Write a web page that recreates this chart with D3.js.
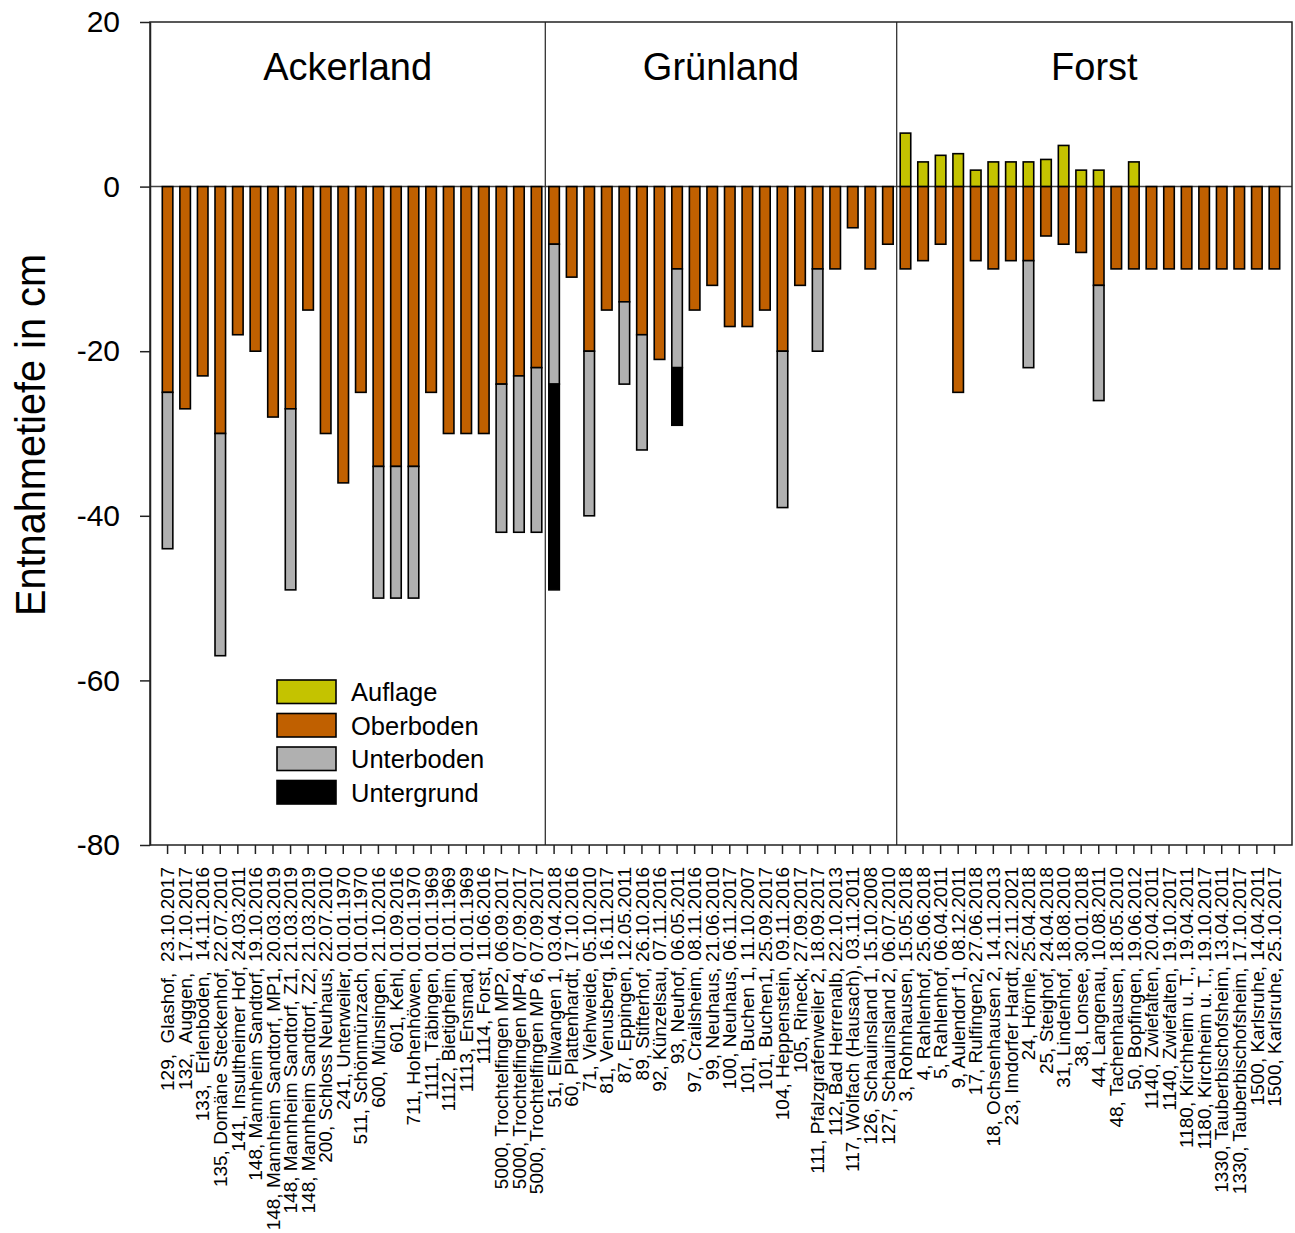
<!DOCTYPE html>
<html>
<head>
<meta charset="utf-8">
<script src="https://cdn.jsdelivr.net/npm/d3@7"></script>
<style>
  body { margin: 0; background: #fff; }
  svg { display: block; font-family: "Liberation Sans", Arial, sans-serif; }
</style>
</head>
<body>
<svg id="chart" width="1295" height="1233"></svg>
<script>
// Sampling sites: "number, site, date"
const categories = [
  "129,  Glashof,  23.10.2017",
  "132,  Auggen,  17.10.2017",
  "133,  Erlenboden,  14.11.2016",
  "135, Domäne Steckenhof, 22.07.2010",
  "141, Insultheimer Hof, 24.03.2011",
  "148, Mannheim Sandtorf, 19.10.2016",
  "148, Mannheim Sandtorf, MP1, 20.03.2019",
  "148, Mannheim Sandtorf, Z1, 21.03.2019",
  "148, Mannheim Sandtorf, Z2, 21.03.2019",
  "200, Schloss Neuhaus, 22.07.2010",
  "241, Unterweiler, 01.01.1970",
  "511, Schönmünzach, 01.01.1970",
  "600, Münsingen, 21.10.2016",
  "601, Kehl, 01.09.2016",
  "711, Hohenhöwen, 01.01.1970",
  "1111, Täbingen, 01.01.1969",
  "1112, Bietigheim, 01.01.1969",
  "1113, Ensmad, 01.01.1969",
  "1114, Forst, 11.06.2016",
  "5000, Trochtelfingen MP2, 06.09.2017",
  "5000, Trochtelfingen MP4, 07.09.2017",
  "5000, Trochtelfingen MP 6, 07.09.2017",
  "51, Ellwangen 1, 03.04.2018",
  "60, Plattenhardt, 17.10.2016",
  "71, Viehweide, 05.10.2010",
  "81, Venusberg, 16.11.2017",
  "87, Eppingen, 12.05.2011",
  "89, Stifterhof, 26.10.2016",
  "92, Künzelsau, 07.11.2016",
  "93, Neuhof, 06.05.2011",
  "97, Crailsheim, 08.11.2016",
  "99, Neuhaus, 21.06.2010",
  "100, Neuhaus, 06.11.2017",
  "101, Buchen 1, 11.10.2007",
  "101, Buchen1, 25.09.2017",
  "104, Heppenstein, 09.11.2016",
  "105, Rineck, 27.09.2017",
  "111, Pfalzgrafenweiler 2, 18.09.2017",
  "112, Bad Herrenalb, 22.10.2013",
  "117, Wolfach (Hausach), 03.11.2011",
  "126, Schauinsland 1, 15.10.2008",
  "127, Schauinsland 2, 06.07.2010",
  "3, Rohnhausen, 15.05.2018",
  "4, Rahlenhof, 25.06.2018",
  "5, Rahlenhof, 06.04.2011",
  "9, Aulendorf 1, 08.12.2011",
  "17, Rulfingen2, 27.06.2018",
  "18, Ochsenhausen 2, 14.11.2013",
  "23, Imdorfer Hardt, 22.11.2021",
  "24, Hörnle, 25.04.2018",
  "25, Steighof, 24.04.2018",
  "31, Lindenhof, 18.08.2010",
  "38, Lonsee, 30.01.2018",
  "44, Langenau, 10.08.2011",
  "48, Tachenhausen, 18.05.2010",
  "50, Bopfingen, 19.06.2012",
  "1140, Zwiefalten, 20.04.2011",
  "1140, Zwiefalten, 19.10.2017",
  "1180, Kirchheim u. T., 19.04.2011",
  "1180, Kirchheim u. T., 19.10.2017",
  "1330, Tauberbischofsheim, 13.04.2011",
  "1330, Tauberbischofsheim, 17.10.2017",
  "1500, Karlsruhe, 14.04.2011",
  "1500, Karlsruhe, 25.10.2017"
];

// Land use groups, in order, with number of sites each
const sectionNames = ["Ackerland", "Grünland", "Forst"];
const sectionSizes = [22, 20, 22];

// Organic layer thickness above the surface (cm)
const auflage = [
  0,0,0,0,0,0,0,0,0,0,0,0,0,0,0,0,0,0,0,0,0,0,
  0,0,0,0,0,0,0,0,0,0,0,0,0,0,0,0,0,0,0,0,
  6.5,3,3.8,4,2,3,3,3,3.3,5,2,2,0,3,0,0,0,0,0,0,0,0
];
// Lower boundary of each horizon (cm, negative = below surface); null = not sampled
const oberboden = [
  -25,-27,-23,-30,-18,-20,-28,-27,-15,-30,-36,-25,-34,-34,-34,-25,-30,-30,-30,-24,-23,-22,
  -7,-11,-20,-15,-14,-18,-21,-10,-15,-12,-17,-17,-15,-20,-12,-10,-10,-5,-10,-7,
  -10,-9,-7,-25,-9,-10,-9,-9,-6,-7,-8,-12,-10,-10,-10,-10,-10,-10,-10,-10,-10,-10
];
const unterboden = [
  -44,null,null,-57,null,null,null,-49,null,null,null,null,-50,-50,-50,null,null,null,null,-42,-42,-42,
  -24,null,-40,null,-24,-32,null,-22,null,null,null,null,null,-39,null,-20,null,null,null,null,
  null,null,null,null,null,null,null,-22,null,null,null,-26,null,null,null,null,null,null,null,null,null,null
];
const untergrund = [
  null,null,null,null,null,null,null,null,null,null,null,null,null,null,null,null,null,null,null,null,null,null,
  -49,null,null,null,null,null,null,-29,null,null,null,null,null,null,null,null,null,null,null,null,
  null,null,null,null,null,null,null,null,null,null,null,null,null,null,null,null,null,null,null,null,null,null
];

const layerNames = ["Auflage", "Oberboden", "Unterboden", "Untergrund"];
const layerColors = ["#c4c300", "#c06000", "#b0b0b0", "#000000"];
const yTicks = [20, 0, -20, -40, -60, -80];
const yTitle = "Entnahmetiefe in cm";

(function draw() {
  const svg = d3.select("#chart");
  const plotLeft = 150, plotRight = 1292, plotTop = 22, plotBottom = 845;

  const idx = d3.range(categories.length);
  const x = d3.scaleBand().domain(idx).range([plotLeft, plotRight]).paddingInner(0.4).paddingOuter(0.7);
  const y = d3.scaleLinear().domain([-80, 20]).range([plotBottom, plotTop]);

  // Stacked horizon segments per site
  const segments = [];
  idx.forEach(i => {
    if (auflage[i] > 0) segments.push({ i, layer: 0, y0: 0, y1: auflage[i] });
    segments.push({ i, layer: 1, y0: 0, y1: oberboden[i] });
    let prev = oberboden[i];
    if (unterboden[i] != null) { segments.push({ i, layer: 2, y0: prev, y1: unterboden[i] }); prev = unterboden[i]; }
    if (untergrund[i] != null) { segments.push({ i, layer: 3, y0: prev, y1: untergrund[i] }); }
  });

  // Zero line
  svg.append("line")
    .attr("x1", plotLeft).attr("x2", plotRight)
    .attr("y1", y(0)).attr("y2", y(0))
    .attr("stroke", "#444").attr("stroke-width", 1.5);

  // Bars
  svg.append("g").selectAll("rect").data(segments).join("rect")
    .attr("x", d => x(d.i))
    .attr("width", x.bandwidth())
    .attr("y", d => y(Math.max(d.y0, d.y1)))
    .attr("height", d => Math.abs(y(d.y0) - y(d.y1)))
    .attr("fill", d => layerColors[d.layer])
    .attr("stroke", "#000").attr("stroke-width", 1.6);

  // Group separators and titles
  let count = 0;
  const bounds = [plotLeft];
  sectionSizes.forEach((n, k) => {
    count += n;
    if (k < sectionSizes.length - 1) {
      const xs = (x(count - 1) + x.bandwidth() + x(count)) / 2;
      bounds.push(xs);
      svg.append("line")
        .attr("x1", xs).attr("x2", xs).attr("y1", plotTop).attr("y2", plotBottom)
        .attr("stroke", "#333").attr("stroke-width", 1.3);
    }
  });
  bounds.push(plotRight);
  sectionNames.forEach((name, k) => {
    svg.append("text")
      .attr("x", (bounds[k] + bounds[k + 1]) / 2)
      .attr("y", 80)
      .attr("text-anchor", "middle")
      .attr("font-size", 38)
      .text(name);
  });

  // Plot frame
  svg.append("rect")
    .attr("x", plotLeft).attr("y", plotTop)
    .attr("width", plotRight - plotLeft).attr("height", plotBottom - plotTop)
    .attr("fill", "none").attr("stroke", "#222").attr("stroke-width", 1.5);

  // Y axis (plain hyphen for negative numbers)
  const gy = svg.append("g").attr("transform", `translate(${plotLeft},0)`)
    .call(d3.axisLeft(y).tickValues(yTicks).tickSize(10).tickSizeOuter(0).tickPadding(20)
      .tickFormat(d => String(d)));
  gy.select(".domain").attr("stroke", "#222").attr("stroke-width", 1.5);
  gy.selectAll(".tick line").attr("stroke", "#222").attr("stroke-width", 1.5);
  gy.selectAll(".tick text").attr("font-size", 30).attr("font-family", null).attr("fill", "#000");

  svg.append("text")
    .attr("transform", `translate(45,435) rotate(-90)`)
    .attr("text-anchor", "middle")
    .attr("font-size", 43)
    .attr("textLength", 362)
    .attr("lengthAdjust", "spacingAndGlyphs")
    .text(yTitle);

  // X axis with rotated site labels (spacing inside labels kept as written)
  const gx = svg.append("g").attr("transform", `translate(0,${plotBottom})`)
    .call(d3.axisBottom(x).tickSize(9).tickSizeOuter(0).tickFormat(i => categories[i]));
  gx.select(".domain").remove();
  gx.selectAll(".tick line").attr("stroke", "#222").attr("stroke-width", 1.5);
  gx.selectAll(".tick text")
    .attr("font-size", 19).attr("font-family", null).attr("fill", "#000")
    .style("white-space", "pre")
    .attr("text-anchor", "end")
    .attr("transform", "rotate(-90)")
    .attr("x", -22).attr("y", 0).attr("dy", "0.35em");

  // Legend
  const legend = svg.append("g").attr("transform", "translate(277,680)");
  layerNames.forEach((name, k) => {
    const g = legend.append("g").attr("transform", `translate(0,${k * 33.5})`);
    g.append("rect").attr("width", 59).attr("height", 23.5)
      .attr("fill", layerColors[k]).attr("stroke", "#000").attr("stroke-width", 1.6);
    g.append("text").attr("x", 74).attr("y", 21).attr("font-size", 25.5).text(name);
  });
})();
</script>
</body>
</html>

_____

What you have to do:
Across the data above, how many lines include the word "with"? Give only the count.

Output for this task:
3